I had one sister, 3 years younger than me. We enjoyed playing together and were good company for each other.
There were times though, as a little boy, when I longed for a big brother. I had older male cousins and they were really cool. Little sisters are fine for playing skipping with (true, but not something I would usually admit to), but you can’t play football, rough-and-tumble, or cowboys and Indians with a little girl, can you?
A big brother would be someone to look up to. Someone on my level, but that little bit older and wiser. Someone who could help me navigate the perils of growing into a man. A protector. A helper. A guide.
If you had a big brother who gave you a rough time, you probably think I am being sloppy and sentimental. Maybe that’s true. But what if we could have a big brother who lived up to that ideal?
Of course, the reality of family life doesn’t always match the ideal.
When Mark’s biography shows us Jesus’ family life, that certainly fell far short of the ideal. In this week’s episode (Mark 3:31-35), we see just how far short they came.
Mark has already told us (verse 21) Jesus’ mothers and brothers thought he was crazy.
“He acts like he is someone great… but we remember him as a snotty nosed little kid, just like anyone else.”
“Who does he think he is, picking all these quarrels with the religion experts? He’s a carpenter not a theologian. What does he know about religion?”
“It’s all going to end with him getting himself hurt. For his own good, we’d better take him in hand, before it all goes too far.”
Mark tells us exactly what they wanted to do. His family were going to come and “take charge of him” (Mark 3:21). The original word Mark used means “to grab hold of him by force and take him away”. His mother and brothers are coming with the ancient equivalent of a straitjacket, ready to cart him off to some quiet, out of the way place, where he couldn’t get himself into trouble.
At the start of today’s episode, they have tracked Jesus down. He is inside a friend’s house teaching the crowds. What trouble is he going to stir up this time? They had better get to him quickly…
His family arrive at the door. Straitjacket in hand. Enough is enough. It’s time to take him in.
Things don’t go quite as planned, though.
To start with, there’s a huge crowd. Everyone is jammed in and the crowd are hanging on his every word. They couldn’t physically get to him. In any case, how would they do it? You can’t just waltz in there, tell everyone “he’s a very naughty boy” and cart him away, can you? Things could turn ugly….
“Let’s do it quietly,” they think. “We’ll send in a message to say we’re waiting outside for him, he’ll come out and we’ll gently usher him off.”
The news gets to Jesus that his mother and brothers are outside wanting a word with him. This was a society where family was everything. Any God-fearing Jewish boy would stop what he was doing and go out to them immediately, if not out of respect for his brothers then out of honour for his mother.
Jesus does something utterly outrageous. What he said and did was so shocking it has echoed through the centuries down to this very day.

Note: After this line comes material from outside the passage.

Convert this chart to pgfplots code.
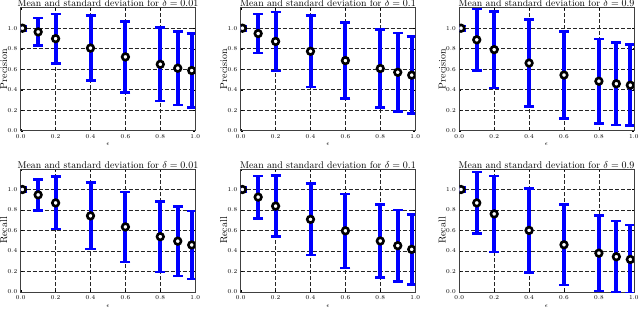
\documentclass[border=0pt]{standalone}
\usepackage{pgfplots}
\pgfplotsset{compat=1.18}
\usepackage{pgfplotstable}

% x  mean  std
\pgfplotstableread{
x y e
0.01 1.000 0.02
0.1 0.964 0.135
0.2 0.898 0.243
0.4 0.806 0.317
0.6 0.720 0.346
0.8 0.648 0.359
0.9 0.610 0.360
0.98 0.587 0.360
}\tabPa
\pgfplotstableread{
x y e
0.01 1.000 0.02
0.1 0.948 0.192
0.2 0.871 0.288
0.4 0.775 0.348
0.6 0.684 0.372
0.8 0.607 0.382
0.9 0.570 0.382
0.98 0.542 0.375
}\tabPb
\pgfplotstableread{
x y e
0.01 1.000 0.02
0.1 0.887 0.300
0.2 0.791 0.373
0.4 0.660 0.423
0.6 0.543 0.426
0.8 0.483 0.412
0.9 0.458 0.403
0.98 0.444 0.395
}\tabPc
\pgfplotstableread{
x y e
0.01 1.000 0.02
0.1 0.948 0.152
0.2 0.869 0.256
0.4 0.743 0.323
0.6 0.635 0.341
0.8 0.540 0.344
0.9 0.496 0.338
0.98 0.459 0.331
}\tabRa
\pgfplotstableread{
x y e
0.01 1.000 0.02
0.1 0.926 0.207
0.2 0.838 0.297
0.4 0.709 0.350
0.6 0.597 0.361
0.8 0.498 0.357
0.9 0.452 0.348
0.98 0.416 0.341
}\tabRb
\pgfplotstableread{
x y e
0.01 1.000 0.02
0.1 0.869 0.300
0.2 0.762 0.372
0.4 0.601 0.410
0.6 0.461 0.395
0.8 0.379 0.369
0.9 0.344 0.348
0.98 0.318 0.334
}\tabRc

\pgfplotsset{
 myax/.style={
  width=174.5pt, height=123pt, scale only axis,
  xmin=0, xmax=1, ymin=0, ymax=1.2,
  xtick={0,0.2,0.4,0.6,0.8,1.0},
  ytick={0,0.2,0.4,0.6,0.8,1.0},
  grid=major,
  major grid style={black!85, dash pattern=on 4pt off 2pt, line width=0.5pt},
  ticklabel style={font=\fontsize{6}{7}\selectfont},
  xticklabel style={/pgf/number format/.cd, fixed, fixed zerofill, precision=1},
  yticklabel style={/pgf/number format/.cd, fixed, fixed zerofill, precision=1},
  tick align=inside, major tick length=2pt,
  tick style={black, thin},
  axis line style={black!75, line width=0.6pt},
  every axis title shift=0pt,
  title style={font=\fontsize{9.8}{12}\selectfont, at={(axis description cs:0.5,1)}, anchor=base, yshift=0.8pt, inner sep=0pt},
  xlabel={$\epsilon$},
  xlabel style={font=\fontsize{6}{7}\selectfont, at={(axis description cs:0.5,0)}, anchor=center, yshift=-14pt},
  ylabel style={font=\fontsize{10}{12}\selectfont, at={(axis description cs:0,0.5)}, anchor=center, yshift=17pt},
  clip marker paths=true,
 },
 ebar/.style={draw=none, mark=none, forget plot,
  error bars/.cd, y dir=both, y explicit,
  error bar style={draw=blue, line width=4pt},
  error mark options={draw=blue, rotate=90, mark size=5pt, line width=2.5pt}},
 emean/.style={only marks, mark=*, mark size=3.3pt, mark options={draw=black, fill=white, line width=2.6pt}},
}

\newcommand{\panel}[5]{%
\begin{axis}[myax, at={#1}, anchor=south west,
  title={Mean and standard deviation for $\delta = #2$}, ylabel={#3}]
\addplot[ebar] table[x=x, y=y, y error=e] {#4};
\addplot[emean] table[x=x, y=y] {#4};
\end{axis}}

\begin{document}
\begin{tikzpicture}
\path[use as bounding box] (0pt,0pt) rectangle (640pt,-309pt);
\panel{(20.7pt,-130.7pt)}{0.01}{Precision}{\tabPa}{}
\panel{(240.7pt,-130.7pt)}{0.1}{Precision}{\tabPb}{}
\panel{(459.3pt,-130.7pt)}{0.9}{Precision}{\tabPc}{}
\panel{(20.7pt,-292pt)}{0.01}{Recall}{\tabRa}{}
\panel{(240.7pt,-292pt)}{0.1}{Recall}{\tabRb}{}
\panel{(459.3pt,-292pt)}{0.9}{Recall}{\tabRc}{}
\end{tikzpicture}
\end{document}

He disowns his mother and brothers.
Pointing at the people sat there listening to him, he says something absolutely extraordinary. “You are my family,” says Jesus, “if you are doing what God wants.”

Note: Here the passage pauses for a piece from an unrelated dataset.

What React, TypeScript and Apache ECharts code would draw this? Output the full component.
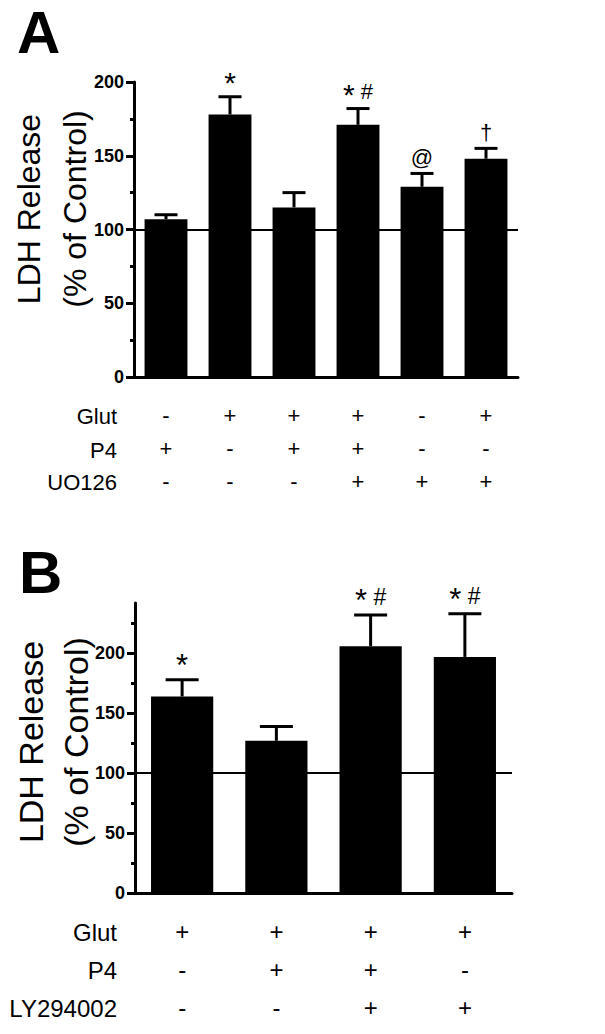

Are you doing what God wants?
We know what that is, simple and straight. What God wants is for us to believe in Jesus.
Believing in him isn’t a question of nodding sagely in agreement when someone recites the facts of Jesus’ life. It’s not even just about saying he was and is God’s unique representative. It’s about trusting him as such and placing your life - everything you are, everything you have, everything you want - into his hands and leaving it all with him.
Have you done that, yet?
If you have, Jesus is your big brother.
He lives up to the ideal of all that a big brother should be and so much more besides.
A good big brother looks out for his little brothers and sisters. He is always watching. Always protecting. Always caring. Jesus is doing that for you.
What do you think Jesus is doing right now? He isn’t sat with his feet up, enjoying the glory of heaven.
He is up there rooting for all of his little brothers and sisters. Praying for you. Feeling your needs, hurts and pains. Rejoicing in your triumphs and successes.
Some people enjoy having “friends in high places”. You have a big brother in the highest place of all.